The image is from the photograph album entitled 'The Cruise of the Casco' of Robert Louis Stevenson's travels around Hawaii and French Polynesia in 1888.
Artist / maker
Unknown
Date
1889
Size
16.4 x 22.1 cm
Type
Photograph
Location
Writers' Museum
This photograph was taken on the Casco when it was docked in Honolulu on the 1st February 1889.
Margaret Stevenson (nee Balfour) was Robert Louis Stevenson's mother. Lloyd Osbourne was Fanny Stevenson's son and Robert Louis Stevenson's step-son. David Kalakaua (1836-1891) was the last king of Hawaii from 1874-1891. He is sometimes referred to as The Merrie Monarch.
Born in Edinburgh on 13th November 1850, Robert Louis Stevenson was a Scottish novelist, poet, essayist, playwright and travel writer.

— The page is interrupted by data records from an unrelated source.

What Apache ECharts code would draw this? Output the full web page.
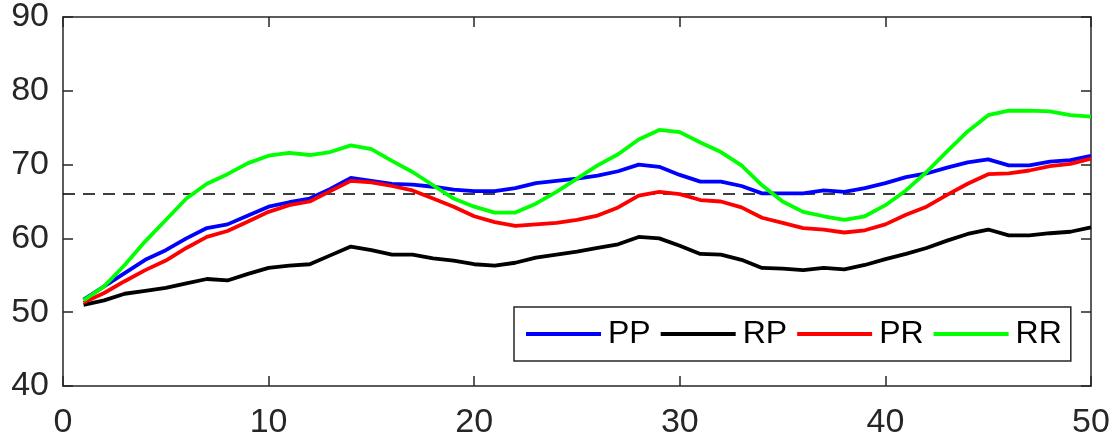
<!DOCTYPE html>
<html>
<head>
<meta charset="utf-8">
<script src="https://cdn.jsdelivr.net/npm/echarts@6/dist/echarts.min.js"></script>
<style>
html,body{margin:0;padding:0;background:#fff;}
#chart{width:1118px;height:444px;}
</style>
</head>
<body>
<div id="chart"></div>
<script>
const xs = [1,2,3,4,5,6,7,8,9,10,11,12,13,14,15,16,17,18,19,20,21,22,23,24,25,26,27,28,29,30,31,32,33,34,35,36,37,38,39,40,41,42,43,44,45,46,47,48,49,50];
const PP = [51.7,53.5,55.3,57.1,58.4,60.0,61.4,61.9,63.1,64.3,64.9,65.4,66.7,68.2,67.8,67.4,67.3,67.0,66.6,66.4,66.4,66.8,67.5,67.8,68.1,68.5,69.1,70.0,69.7,68.6,67.7,67.7,67.1,66.1,66.1,66.1,66.5,66.3,66.8,67.5,68.3,68.8,69.6,70.3,70.7,69.9,69.9,70.4,70.6,71.2];
const RP = [51.0,51.6,52.5,52.9,53.3,53.9,54.5,54.3,55.2,56.0,56.3,56.5,57.7,58.9,58.4,57.8,57.8,57.3,57.0,56.5,56.3,56.7,57.4,57.8,58.2,58.7,59.2,60.2,60.0,59.0,57.9,57.8,57.1,56.0,55.9,55.7,56.0,55.8,56.4,57.2,57.9,58.7,59.7,60.6,61.2,60.4,60.4,60.7,60.9,61.5];
const PR = [51.3,52.6,54.2,55.7,57.0,58.7,60.2,61.0,62.3,63.6,64.5,65.0,66.4,67.8,67.6,67.1,66.5,65.4,64.3,63.0,62.2,61.7,61.9,62.1,62.5,63.1,64.2,65.8,66.3,66.0,65.2,65.0,64.2,62.8,62.1,61.4,61.2,60.8,61.1,61.9,63.2,64.3,65.9,67.4,68.7,68.8,69.2,69.8,70.1,70.8];
const RR = [51.6,53.5,56.4,59.6,62.5,65.4,67.4,68.7,70.2,71.2,71.6,71.3,71.7,72.6,72.1,70.5,69.0,67.2,65.4,64.3,63.5,63.5,64.7,66.3,68.1,69.9,71.4,73.4,74.7,74.4,73.0,71.7,69.9,67.2,65.0,63.6,63.0,62.5,63.0,64.5,66.5,69.0,71.8,74.5,76.7,77.3,77.3,77.2,76.7,76.5];
const threshold = [66];
const xRange = [0, 50];
const yRange = [40, 90];
const seriesNames = ['PP','RP','PR','RR'];
const seriesColors = ['#0000ff','#000000','#ff0000','#00ff00'];

const axisColor = '#262626';
const font = 'Liberation Sans, Arial, sans-serif';
const dataSets = [PP, RP, PR, RR];

const chart = echarts.init(document.getElementById('chart'), null, {renderer:'canvas'});
const axisCommon = {
  axisLine:{show:true, onZero:false, lineStyle:{color:axisColor, width:1.5}},
  axisTick:{show:true, inside:true, length:10, lineStyle:{color:axisColor, width:1.5}},
  splitLine:{show:false}
};
const option = {
  animation:false,
  backgroundColor:'#ffffff',
  grid:{left:63, right:27, top:14, bottom:58, containLabel:false},
  xAxis:[
    Object.assign({type:'value', min:xRange[0], max:xRange[1], interval:10, position:'bottom',
      axisLabel:{color:axisColor, fontSize:34, fontFamily:font, margin:20}}, axisCommon),
    Object.assign({type:'value', min:xRange[0], max:xRange[1], interval:10, position:'top',
      axisLabel:{show:false}}, axisCommon)
  ],
  yAxis:[
    Object.assign({type:'value', min:yRange[0], max:yRange[1], interval:10, position:'left',
      axisLabel:{color:axisColor, fontSize:34, fontFamily:font, margin:14, padding:[4,0,0,0]}}, axisCommon),
    Object.assign({type:'value', min:yRange[0], max:yRange[1], interval:10, position:'right',
      axisLabel:{show:false}}, axisCommon)
  ],
  legend:{
    data:seriesNames,
    left:514, top:307,
    orient:'horizontal',
    itemWidth:75, itemHeight:4, itemGap:10,
    padding:[11,9,11,12],
    borderColor:axisColor, borderWidth:1.5,
    backgroundColor:'#ffffff',
    icon:'rect',
    textStyle:{color:'#000', fontSize:32, fontFamily:font, lineHeight:32, padding:[0,0,0,2]}
  },
  series: seriesNames.map((n,k)=>({
    name:n, type:'line', xAxisIndex:0, yAxisIndex:0,
    data: xs.map((x,i)=>[x, dataSets[k][i]]),
    showSymbol:false, symbol:'none',
    lineStyle:{color:seriesColors[k], width:3.8},
    itemStyle:{color:seriesColors[k]},
    z: 3 + k
  })).concat([{
    name:'threshold', type:'line', xAxisIndex:0, yAxisIndex:0,
    data: xRange.map(x=>[x, threshold[0]]),
    showSymbol:false, symbol:'none',
    lineStyle:{color:'#000', width:1.5, type:[12,8]},
    z:2, silent:true
  }])
};
chart.setOption(option);
</script>
</body>
</html>
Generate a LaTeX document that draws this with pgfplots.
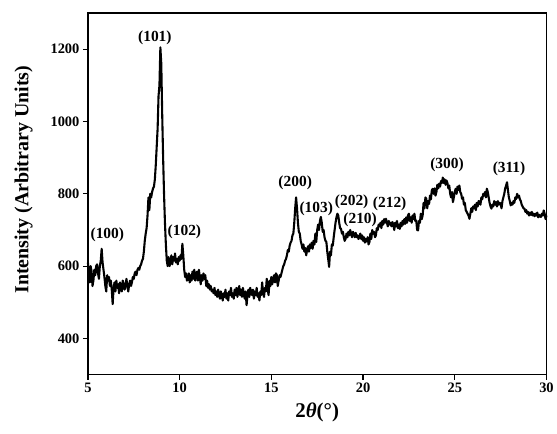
\documentclass[border=0pt]{standalone}
\usepackage{fontspec}
\setmainfont{Liberation Serif}
\usepackage{pgfplots}
\pgfplotsset{compat=1.18}
\pgfplotstableread{
x y
5.00 610
5.05 580
5.10 555
5.15 600
5.20 585
5.25 545
5.30 560
5.35 590
5.40 575
5.45 600
5.50 605
5.55 580
5.60 565
5.65 600
5.70 615
5.75 648
5.80 610
5.85 590
5.90 570
5.95 545
6.00 530
6.05 575
6.10 560
6.15 570
6.20 545
6.25 560
6.30 535
6.35 495
6.40 540
6.45 555
6.50 530
6.55 560
6.60 540
6.65 550
6.70 525
6.75 555
6.80 545
6.85 530
6.90 560
6.95 550
7.00 535
7.05 545
7.10 565
7.15 545
7.20 530
7.25 550
7.30 560
7.35 545
7.40 555
7.45 570
7.50 565
7.55 580
7.60 585
7.65 575
7.70 590
7.75 595
7.80 590
7.85 600
7.90 605
7.95 615
8.00 620
8.05 640
8.10 670
8.15 690
8.20 705
8.25 740
8.30 790
8.35 755
8.40 800
8.45 790
8.50 805
8.55 815
8.60 820
8.65 840
8.70 880
8.75 930
8.80 980
8.85 1070
8.90 1100
8.95 1205
9.00 1160
9.05 1020
9.10 900
9.15 800
9.20 720
9.25 660
9.30 615
9.35 600
9.40 625
9.45 600
9.50 610
9.55 630
9.60 605
9.65 625
9.70 615
9.75 635
9.80 610
9.85 620
9.90 605
9.95 625
10.00 615
10.05 630
10.10 620
10.15 662
10.20 630
10.25 590
10.30 570
10.35 580
10.40 560
10.45 566
10.50 580
10.55 555
10.60 575
10.65 560
10.70 585
10.75 565
10.80 590
10.85 560
10.90 575
10.95 585
11.00 560
11.05 590
11.10 570
11.15 550
11.20 575
11.25 560
11.30 580
11.35 565
11.40 575
11.45 545
11.50 560
11.55 540
11.60 550
11.65 535
11.70 545
11.75 530
11.80 535
11.85 525
11.90 540
11.95 520
12.00 530
12.05 515
12.10 535
12.15 520
12.20 510
12.25 530
12.30 520
12.35 505
12.40 525
12.45 515
12.50 535
12.55 510
12.60 525
12.65 505
12.70 530
12.75 520
12.80 540
12.85 515
12.90 525
12.95 510
13.00 535
13.05 520
13.10 540
13.15 515
13.20 530
13.25 545
13.30 520
13.35 535
13.40 515
13.45 540
13.50 525
13.55 510
13.60 530
13.65 492
13.70 520
13.75 535
13.80 515
13.85 540
13.90 525
13.95 520
14.00 535
14.05 510
14.10 530
14.15 520
14.20 540
14.25 515
14.30 525
14.35 505
14.40 530
14.45 520
14.50 555
14.55 525
14.60 515
14.65 540
14.70 530
14.75 565
14.80 535
14.85 520
14.90 560
14.95 545
15.00 570
15.05 550
15.10 565
15.15 575
15.20 555
15.25 580
15.30 575
15.35 545
15.40 560
15.45 575
15.50 570
15.55 580
15.60 590
15.65 600
15.70 605
15.75 615
15.80 620
15.85 630
15.90 645
15.95 640
16.00 657
16.05 665
16.10 670
16.15 685
16.20 690
16.25 720
16.30 760
16.35 790
16.40 760
16.45 720
16.50 695
16.55 690
16.60 670
16.65 660
16.70 648
16.75 660
16.80 640
16.85 650
16.90 630
16.95 645
17.00 655
17.05 640
17.10 660
17.15 650
17.20 665
17.25 648
17.30 670
17.35 660
17.40 690
17.45 667
17.50 700
17.55 715
17.60 700
17.65 725
17.70 736
17.75 720
17.80 695
17.85 700
17.90 680
17.95 670
18.00 667
18.05 640
18.10 620
18.15 598
18.20 640
18.25 630
18.30 660
18.35 657
18.40 680
18.45 700
18.50 720
18.55 735
18.60 745
18.65 740
18.70 720
18.75 705
18.80 703
18.85 690
18.90 695
18.95 680
19.00 670
19.05 676
19.10 690
19.15 680
19.20 695
19.25 685
19.30 700
19.35 690
19.40 680
19.45 695
19.50 690
19.55 680
19.60 692
19.65 680
19.70 685
19.75 675
19.80 681
19.85 690
19.90 675
19.95 685
20.00 670
20.05 680
20.10 665
20.15 675
20.20 668
20.25 680
20.30 660
20.35 667
20.40 690
20.45 675
20.50 700
20.55 690
20.60 695
20.65 680
20.70 685
20.75 705
20.80 700
20.85 715
20.90 710
20.95 720
21.00 705
21.05 725
21.10 715
21.15 730
21.20 720
21.25 731
21.30 720
21.35 710
21.40 725
21.45 715
21.50 720
21.55 710
21.60 722
21.65 715
21.70 700
21.75 720
21.80 710
21.85 725
21.90 705
21.95 715
22.00 703
22.05 720
22.10 710
22.15 725
22.20 715
22.25 730
22.30 717
22.35 735
22.40 720
22.45 740
22.50 745
22.55 725
22.60 735
22.65 720
22.70 740
22.75 730
22.80 745
22.85 725
22.90 726
22.95 700
23.00 699
23.05 725
23.10 720
23.15 745
23.20 730
23.25 740
23.30 775
23.35 760
23.40 790
23.45 786
23.50 760
23.55 780
23.60 772
23.65 795
23.70 785
23.75 810
23.80 814
23.85 800
23.90 815
23.95 795
24.00 805
24.05 825
24.10 815
24.15 828
24.20 820
24.25 835
24.30 830
24.35 845
24.40 830
24.45 840
24.50 825
24.55 837
24.60 830
24.65 815
24.70 823
24.75 800
24.80 790
24.85 805
24.90 777
24.95 790
25.00 805
25.05 814
25.10 800
25.15 820
25.20 810
25.25 823
25.30 805
25.35 800
25.40 786
25.45 790
25.50 770
25.55 775
25.60 755
25.65 750
25.70 745
25.75 740
25.80 731
25.85 745
25.90 760
25.95 750
26.00 765
26.05 760
26.10 770
26.15 755
26.20 775
26.25 765
26.30 780
26.35 777
26.40 770
26.45 790
26.50 785
26.55 800
26.60 795
26.65 805
26.70 790
26.75 814
26.80 805
26.85 790
26.90 775
26.95 765
27.00 759
27.05 770
27.10 765
27.15 780
27.20 770
27.25 777
27.30 765
27.35 780
27.40 770
27.45 775
27.50 772
27.55 760
27.60 780
27.65 790
27.70 800
27.75 815
27.80 823
27.85 832
27.90 810
27.95 790
28.00 780
28.05 768
28.10 775
28.15 770
28.20 780
28.25 775
28.30 790
28.35 786
28.40 800
28.45 790
28.50 795
28.55 785
28.60 780
28.65 770
28.70 765
28.75 760
28.80 759
28.85 750
28.90 755
28.95 745
29.00 750
29.05 740
29.10 748
29.15 742
29.20 750
29.25 740
29.30 745
29.35 738
29.40 745
29.45 740
29.50 748
29.55 735
29.60 742
29.65 738
29.70 736
29.75 745
29.80 740
29.85 754
29.90 745
29.95 730
30.00 740
}\xrd
\begin{document}
\begin{tikzpicture}[lab/.style={font=\fontsize{15.5}{18}\selectfont\bfseries, inner sep=0pt}]
\begin{axis}[name=ax, scale only axis, width=459bp, height=362bp,
  xmin=5, xmax=30, ymin=300, ymax=1300,
  xtick={5,10,...,30}, ytick={400,600,...,1200},
  tick align=outside, tick pos=left, major tick length=5bp,
  axis line style={line width=1.6pt},
  every tick/.style={line width=1.2pt, black},
  /pgf/number format/assume math mode=true,
  /pgf/number format/1000 sep={},
  tick label style={font=\fontsize{14.5}{17}\selectfont\bfseries},
  xlabel={\bfseries 2\textit{θ}(°)},
  ylabel={\bfseries Intensity (Arbitrary Units)},
  xlabel style={font=\fontsize{21}{24}\selectfont, yshift=-3bp},
  ylabel style={font=\fontsize{20}{23}\selectfont, yshift=11bp, xshift=14bp},
  clip=false,
]
\addplot[black, line width=2.1pt, line join=round] table[x=x,y=y] {\xrd};
\node[lab] at (axis cs:6.06,688) {(100)};
\node[lab] at (axis cs:8.65,1232) {(101)};
\node[lab] at (axis cs:10.26,694) {(102)};
\node[lab] at (axis cs:16.30,830) {(200)};
\node[lab] at (axis cs:17.45,759) {(103)};
\node[lab] at (axis cs:19.38,777) {(202)};
\node[lab] at (axis cs:19.84,728) {(210)};
\node[lab] at (axis cs:21.45,772) {(212)};
\node[lab] at (axis cs:24.58,879) {(300)};
\node[lab] at (axis cs:27.96,869) {(311)};
\end{axis}
\path ([shift={(-88bp,-59bp)}]ax.south west) rectangle ([shift={(10bp,13bp)}]ax.north east);
\end{tikzpicture}
\end{document}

Although he was plagued by ill health all his life, he was extraordinarily well-travelled, visiting Europe, America and the South Seas. He married American born Fanny Van de Grift Osbourne in 1880 and is best-known for works like Treasure Island (1883), Kidnapped and The Strange Case of Dr Jekyll and Mr Hyde (both 1886). From the late 1880s, Stevenson stayed in the South Pacific with his family on his own estate in Vailima in Samoa. He died here on the 3rd December 1894 of a brain haemorrhage at the age of 44, leaving what many consider his best work, Weir of Hermiston (1896) unfinished.